In this manner, a user could search several versions of Shakespeare--
each with its own variants, and still find the desired quotation.
For example: if a person had the following variants:
1.) Tomorrow and tomorrow and tomorrow
2.) Tomorrow, and tomorrow, and tomorrow
3.) To-morrow and to-morrow and to-morrow
and various mixtures of these. . .then a normal search program is
not going to find them all.
It would be nice if you could use the same program to search four
or five variant editions of a book to find the same quotations in
each of them, without having to worry whether the line is broken,
by the end of the line and carriage return and/or linefeed, or by
hypenation, either by the author or by a word-processing program,
or various other possible variations in the etexts.

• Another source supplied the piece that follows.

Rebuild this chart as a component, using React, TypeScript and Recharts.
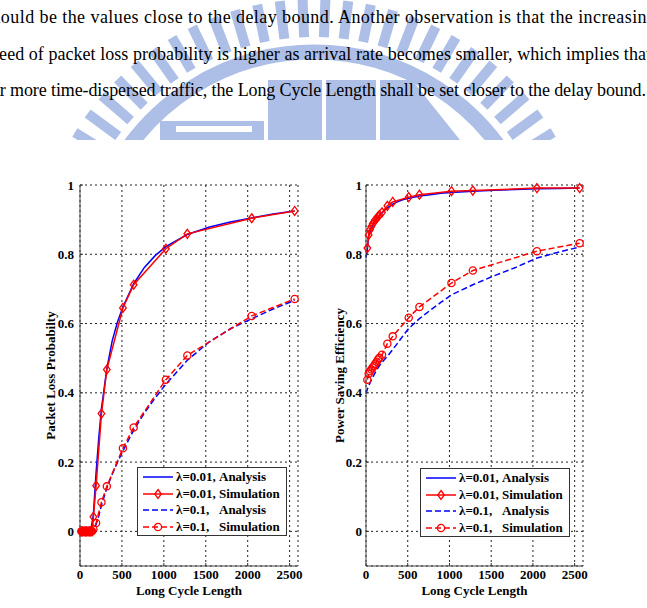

We are hoping to find some programmers who can made these changes
in various Public Domain and Shareware programs, so users can use
their favorites without having to worry about missing quotations,
whether it be due to any of the above reasons, or ones we haven't
thought of yet.
The above example could easily be solved by allowing the users to
select commas and hyphens as "whitespaces" to be ignored by these
programs. Similar setup modifications could be used to make hits
occur when words are separated by other characters, invisible, or
visible, such as the carriage returns, linefeeds, end-of-file ^z,
etc.
Please let us know if you or someone you know could help!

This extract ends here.